Drugs/Therapy
Immune System's Rules Of Engagement Discovered
Researchers at Stanford's School of Medicine have revealed in a new study how T cells, the immune system's foot soldiers respond to an enormous number of potential health threats.
The study revealed significant similarities in the structure of binding sites, which allow a given T cell to recognize many different invaders that provoke an immune response.
"Until now, it often has been a real mystery which antigens T cells are recognizing; there are whole classes of disease where we don't have this information," said Michael Birnbaum, a graduate student who led the research at the School of Medicine in the laboratory of K. Christopher Garcia, the study's senior author and a professor of molecular and cellular physiology and of structural biology, in the press release.

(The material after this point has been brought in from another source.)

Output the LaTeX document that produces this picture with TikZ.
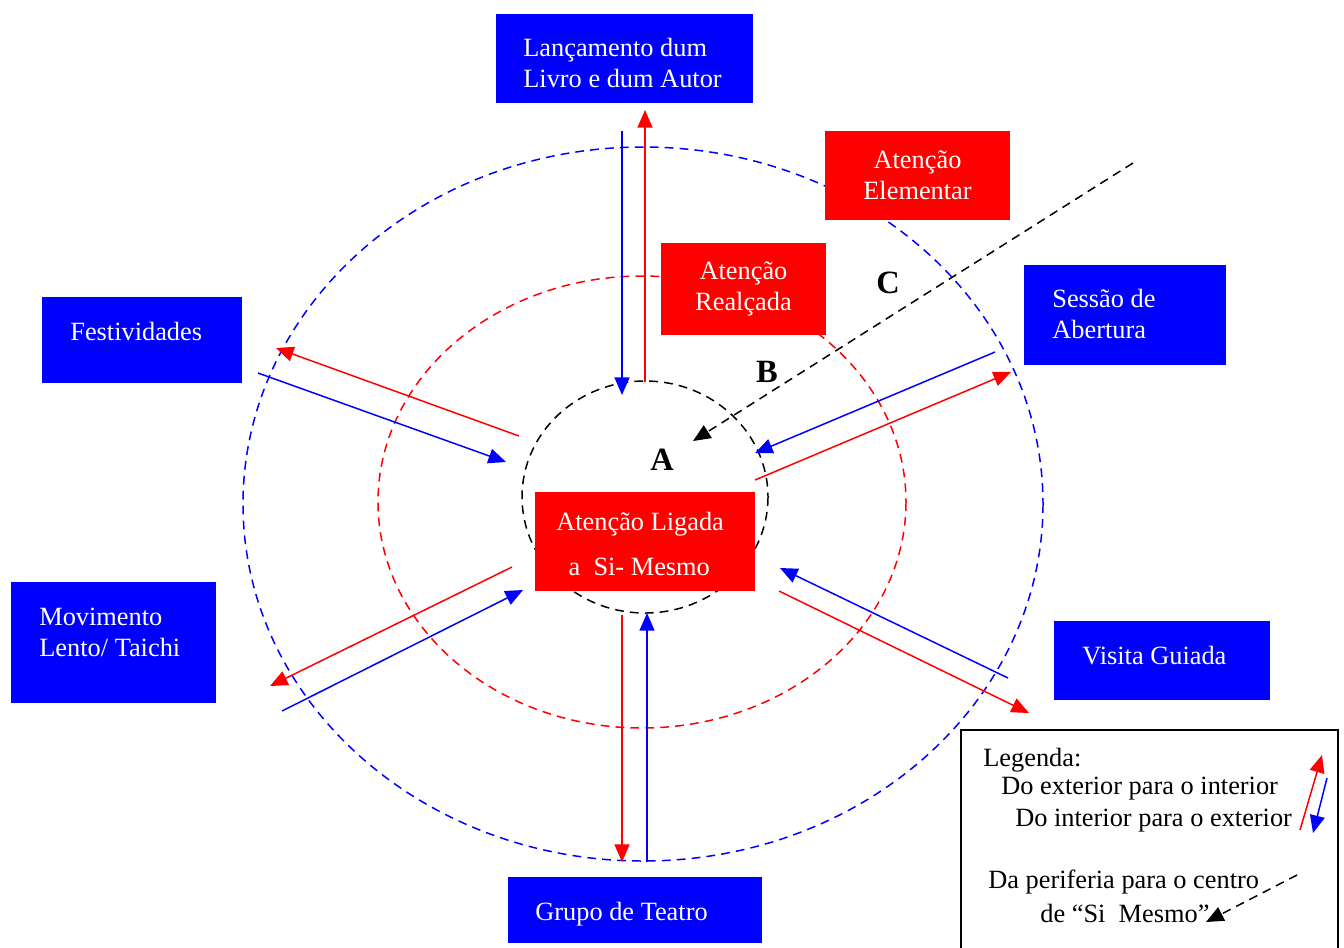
\documentclass[tikz,border=0pt]{standalone}
\usepackage{fontspec}
\setmainfont{Liberation Serif}
\usetikzlibrary{arrows.meta}
\newcommand{\mainfs}{\fontsize{15}{17.6}\selectfont}
\begin{document}
\begin{tikzpicture}[x=0.02cm,y=-0.02cm,
  arr/.style={line width=0.85pt,-{Triangle[length=10pt,width=8.5pt]}},
  rarr/.style={arr,red},
  barr/.style={arr,blue},
  karr/.style={arr,black,dash pattern=on 5pt off 3.5pt},
  ring/.style={line width=0.85pt,dash pattern=on 5pt off 3.5pt},
  bbox/.style={rectangle,fill=blue,inner sep=0pt},
  btxt/.style={anchor=west,inner sep=0pt,align=left,text=white,font=\mainfs},
  rbox/.style={rectangle,fill=red,text=white,inner sep=0pt,align=center,font=\mainfs},
  lbl/.style={font=\fontsize{18.5}{20}\selectfont\bfseries},
  ltxt/.style={anchor=west,inner sep=0pt,font=\mainfs}]
\useasboundingbox (0,0) rectangle (1344,947);

% rings
\draw[ring,blue] (643,504) ellipse [x radius=400, y radius=357];
\draw[ring,red] (642,502) ellipse [x radius=264, y radius=226];
\draw[ring,black] (645,497) ellipse [x radius=123, y radius=116];

% arrow end coordinates
\coordinate (t1) at (622,131); \coordinate (t2) at (622,395);
\coordinate (t3) at (645,382); \coordinate (t4) at (645,110);
\coordinate (s1) at (995,352); \coordinate (s2) at (755,453);
\coordinate (s3) at (755,480); \coordinate (s4) at (1011,372);
\coordinate (f1) at (519,436); \coordinate (f2) at (276,348);
\coordinate (f3) at (258,373); \coordinate (f4) at (506,462);
\coordinate (m1) at (512,567); \coordinate (m2) at (270,686);
\coordinate (m3) at (282,711); \coordinate (m4) at (523,590);
\coordinate (g1) at (622,615); \coordinate (g2) at (622,862);
\coordinate (g3) at (647,862); \coordinate (g4) at (647,613);
\coordinate (v1) at (1008,678); \coordinate (v2) at (780,568);
\coordinate (v3) at (779,591); \coordinate (v4) at (1029,713);
\coordinate (c1) at (1133,163); \coordinate (c2) at (693,441);

\draw[barr] (t1) -- (t2);
\draw[rarr] (t3) -- (t4);
\draw[barr] (s1) -- (s2);
\draw[rarr] (s3) -- (s4);
\draw[rarr] (f1) -- (f2);
\draw[barr] (f3) -- (f4);
\draw[rarr] (m1) -- (m2);
\draw[barr] (m3) -- (m4);
\draw[rarr] (g1) -- (g2);
\draw[barr] (g3) -- (g4);
\draw[barr] (v1) -- (v2);
\draw[rarr] (v3) -- (v4);
\draw[karr] (c1) -- (c2);

% blue boxes and their texts
\node[bbox,minimum width=5.14cm,minimum height=1.78cm] (lanc) at (624.5,58.5) {};
\node[btxt] (lanctxt) at (523,63) {Lançamento dum\\Livro e dum Autor};
\node[bbox,minimum width=4.0cm,minimum height=1.72cm] (fest) at (142,340) {};
\node[btxt] (festtxt) at (70,331) {Festividades};
\node[bbox,minimum width=4.04cm,minimum height=2.0cm] (sess) at (1125,315) {};
\node[btxt] (sesstxt) at (1052,314) {Sessão de\\Abertura};
\node[bbox,minimum width=4.1cm,minimum height=2.42cm] (mov) at (113.5,642.5) {};
\node[btxt] (movtxt) at (39,632) {Movimento\\Lento/ Taichi};
\node[bbox,minimum width=4.32cm,minimum height=1.58cm] (vis) at (1162,660.5) {};
\node[btxt] (vistxt) at (1082,656) {Visita Guiada};
\node[bbox,minimum width=5.08cm,minimum height=1.32cm] (grupo) at (635,910) {};
\node[btxt] (grupotxt) at (535,914) {Grupo de Teatro};

% red boxes
\node[rbox,minimum width=3.7cm,minimum height=1.78cm] (elem) at (917.5,175.5) {Atenção\\Elementar};
\node[rbox,minimum width=3.3cm,minimum height=1.84cm] (real) at (743.5,289) {Atenção\\Realçada};
\node[rbox,minimum width=4.4cm,minimum height=1.98cm] (lig) at (645,541.5) {};
\node[btxt] (ligtxt) at (556,544) {Atenção Ligada\\[8pt]\hspace{7pt}a\ \ Si- Mesmo};

% letters
\node[lbl] (A) at (662,460) {A};
\node[lbl] (B) at (767,372) {B};
\node[lbl] (C) at (888,283) {C};

% legend
\draw[fill=white,line width=1.2pt] (961,730) rectangle (1338,965);
\node[ltxt] (leg0) at (983,760) {Legenda:};
\node[ltxt] (leg1) at (1001,789) {Do exterior para o interior};
\node[ltxt] (leg2) at (1015,821) {Do interior para o exterior};
\node[ltxt] (leg3) at (988,882) {Da periferia para o centro};
\node[ltxt] (leg4) at (1040,913) {de “Si\ \ Mesmo”};
\coordinate (lr1) at (1300,830); \coordinate (lr2) at (1322,755);
\coordinate (lb1) at (1327,778); \coordinate (lb2) at (1313,833);
\coordinate (lk1) at (1297,875); \coordinate (lk2) at (1206,922);
\draw[rarr] (lr1) -- (lr2);
\draw[barr] (lb1) -- (lb2);
\draw[karr] (lk1) -- (lk2);
\end{tikzpicture}
\end{document}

"Now it's far more feasible to take a T cell that is important in a disease or autoimmune disorder and figure out what antigens it will respond to," Birnbaum said.
T cells are triggered into action by protein fragments, called peptides, displayed on a cell's surface. In the case of an infected cell, peptide antigens from a pathogen can trigger a T cell to kill the infected cell. The research provides a sort of rulebook that can be used with high success to track down antigens likely to activate a given T cell, easing a bottleneck that has constrained such studies, the press release added.
The research involved exposing a handful of mouse and human T-cell receptors to hundreds of millions of peptides. Researchers then compiled and compared the detailed sequence - the order of the chemical building blocks - of the peptides that bound to each T-cell receptor.
"T-cell receptors are 'cross-reactive,' but in fairly limited ways. Like a multilingual person who can speak Spanish and French but can't understand Japanese, a receptor can engage with a broad set of peptides related to one another," Birnbaum said.
The research has been published in the journal Cell.